Is this a (correct and) rigorous answer and are there things that could be improved? One thing I am a bit concerned about is that the problem asks me to find a set of generators for the quotient group before asking for its elements and its description, whereas I've done the opposite - was there a better approach to finding its generators?

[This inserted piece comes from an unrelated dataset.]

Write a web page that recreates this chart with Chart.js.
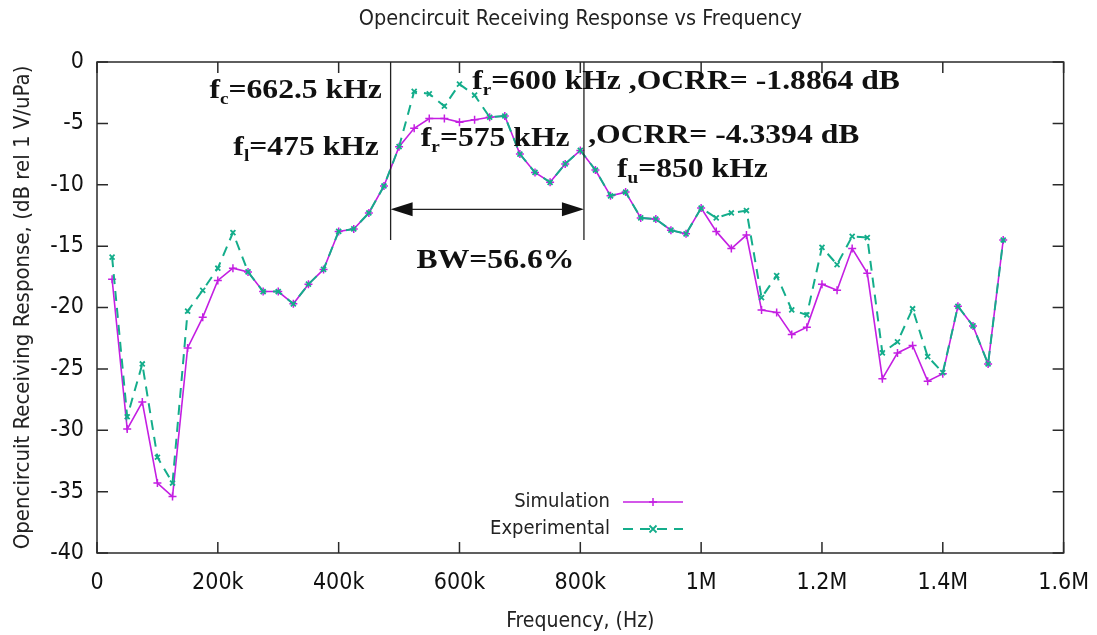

 A: Applying the already mentioned method of Smith Normal form: the generators matrix is
$$A=\begin{pmatrix}2&2\\3&4\end{pmatrix}\stackrel{C_2-C_1}\longrightarrow\begin{pmatrix}2&0\\3&1\end{pmatrix}\stackrel{C_1-3C_2}\longrightarrow\begin{pmatrix}2&0\\0&1\end{pmatrix}\stackrel{\begin{align*}C_1\leftrightarrow C_2\\R_1\leftrightarrow R_2\end{align*}}\longrightarrow\begin{pmatrix}1&0\\0&2\end{pmatrix}$$
Thus, $\;H\cong \Bbb Z\oplus 2\Bbb Z\;$ , and thus $\;\left(\Bbb Z\otimes\Bbb Z\right)/K\cong\Bbb Z/2\Bbb Z=:\Bbb Z_2\;$
Note the above gave precisely the same generators you got. The advantage the method of Smith Forms offers is that you can methodically apply it doing very basic row/column operations on some given relations matrix, very much like elementary operations on matrices what we know from linear algebra.
A: Let $\alpha=(2,2)$ and $\beta=(3,4)$. In general any member of $\mathbb{Z} \times \mathbb{Z}/H$ will be of the form $(a,b)+H$. We will distinguish between two cases $b$ is even and $b$ is odd.
$$
(a,b)=
\begin{cases}
 &  2a(\alpha -\beta) + \frac{b}{2}(2\beta-3\alpha), \text{ if } b \text{ is even}\\
 & 2a(\alpha -\beta) + \frac{b-1}{2}(2\beta-3\alpha)+(0,1), \text{ if } b \text{ is odd}
\end{cases}
$$
Since $\alpha, \beta \in H$ and $H \leq \mathbb{Z} \times \mathbb{Z}$, therefore
$$
(a,b)+H=
\begin{cases}
 &  H, \text{ if } b \text{ is even}\\
 & (0,1)+H, \text{ if } b \text{ is odd}
\end{cases}
$$
This gives us the minimal set of generators as well as a complete description of the quotient group.